As foundational for inquiry and learning, and consistent with Catholic emphases since the Second Vatican Council, Loyola Marymount intentionally strives to build an intercultural community, actively recruiting students, faculty, and staff from ethnically diverse backgrounds. In a similar way, the university places a premium on ecumenical and inter-religious dialogue. All religions are taken seriously, and a genuine welcome is extended to faculty, staff, and students of diverse faith traditions. This means that at LMU the encouragement of learning is a radical commitment to free and honest inquiry in teaching and research—but always with reverence before the mystery of the universe and openness to the Transcendent.


The Education of the Whole Person


With roots in the spiritual humanism of the renaissance, the university’s Jesuit and Marymount traditions have as one of their hallmarks an abiding concern for the education of the whole person. Growth in knowledge and mastery of a discipline are only part of the total educational experience. As one alumnus has remarked, “I consider my time at LMU a rite of passage to adulthood when I grew intellectually, emotionally, and spiritually.” This kind of integrated personal growth reflects what is traditionally understood by the education of the whole person. It takes place not only in the classrooms, laboratories, and library, but also in the chapels, residence halls, and recreation centers, on the athletic fields, in off-campus service projects, in campus-ministry retreats, and, indeed, wherever students gather. Faculty and staff all contribute to it when they establish a personal relationship with students, listen to them, respect their individuality, and help them to develop their unique talents for lives of freedom and responsibility, leadership and service.

At its best, the education of the whole person comes to fruition not simply in personal integration but in a sense of one’s place in the global village and concern for those in need. From LMU’s perspective, today’s whole persons are men and women with and for others—visionary men and women able to see beyond the bounds of culture and class and eager to work for the common good wherever it is thwarted by economic, political, or social injustice. This understanding of the education of the whole person provides an easy segue to the third key phrase in the Mission Statement.


The Service of Faith and the Promotion of Justice


In linking active concern for the poor to the service of faith, Loyola Marymount follows the lead of its sponsoring religious communities and the post-Vatican II Church in acknowledging that work for social justice is a requirement--not simply an option--of biblical faith. Even while making common cause with men and women whose work for social justice is motivated by noble secular values, LMU finds its deepest inspiration for the promotion of justice in the concern of the Hebrew scriptures for “the widow, the orphan, and the stranger in the land” and the preference of the Gospels for the “least” of Jesus’ brothers and sisters.

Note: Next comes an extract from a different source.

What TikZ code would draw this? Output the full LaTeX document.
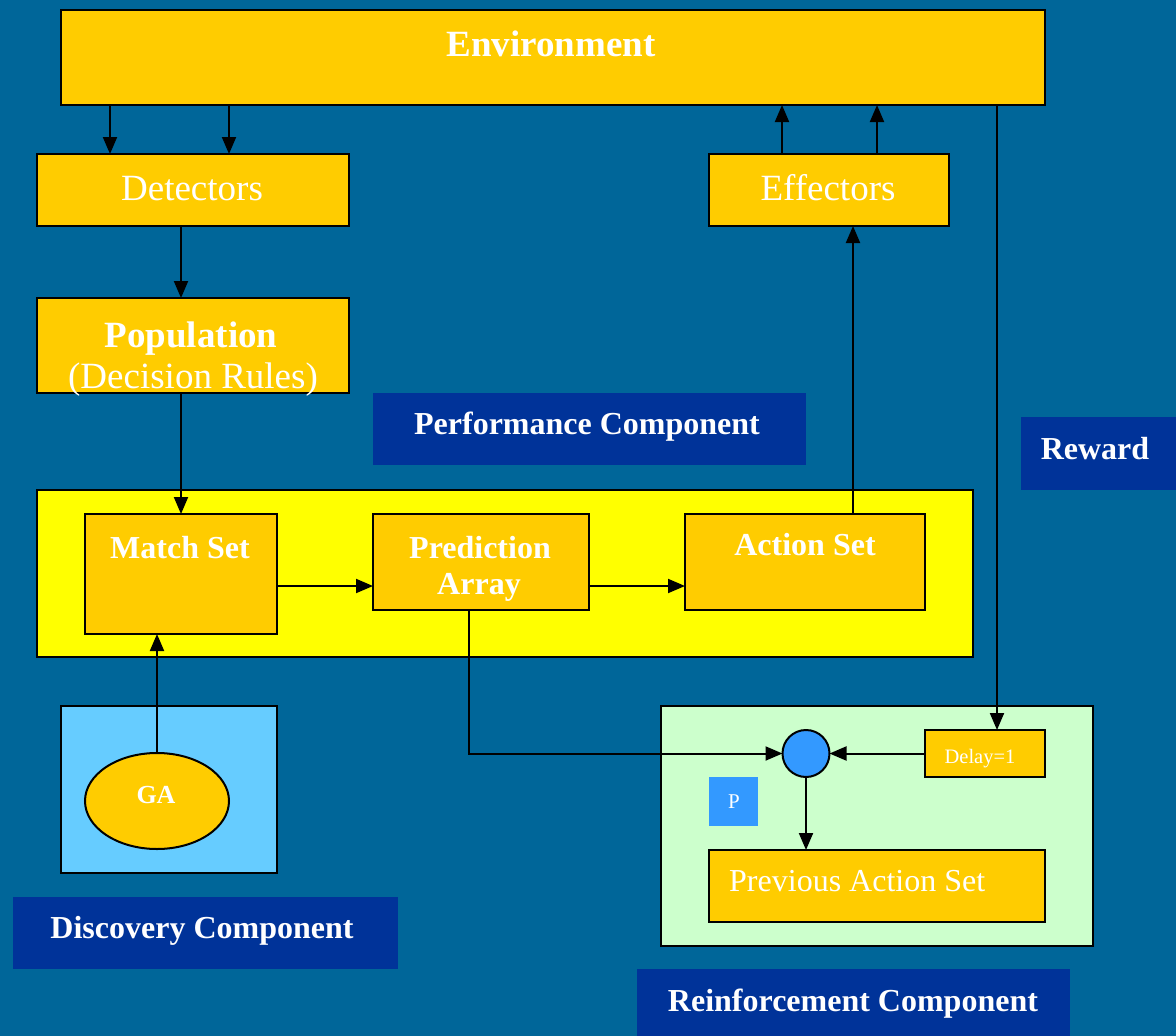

LMU’s decades-old impetus to provide educational opportunities for under-represented groups, its long-standing community-service opportunities for students, and its more recently established faculty grants for faith-and-justice research and curriculum development are all part of the university’s commitment “to work for justice as the gospel requires” (to borrow a phrase from Sister Mary Milligan, speaking as provincial superior of the Marymount Sisters to the university's Board of Trustees)

There are many opportunities for members of our community to reach out to those in need, but doing good for the poor without a change of heart falls short of the university’s faith-and-justice mission. The student who returned from a spring-break immersion to report that “I went there thinking I would serve the people of Appalachia but had no idea how they would change my perception of materialism” speaks to this distinction—and verifies an important pedagogical insight expressed by Fr. Peter-Hans Kolvenbach, superior-general of the Jesuits: “When the heart is touched by experience, the mind may— be challenged to change.” The service of faith and the promotion of justice thus looks toward attitudinal change as a prompt for students and all associated with LMU—to understand the causes of injustice and to work for humanizing changes in society.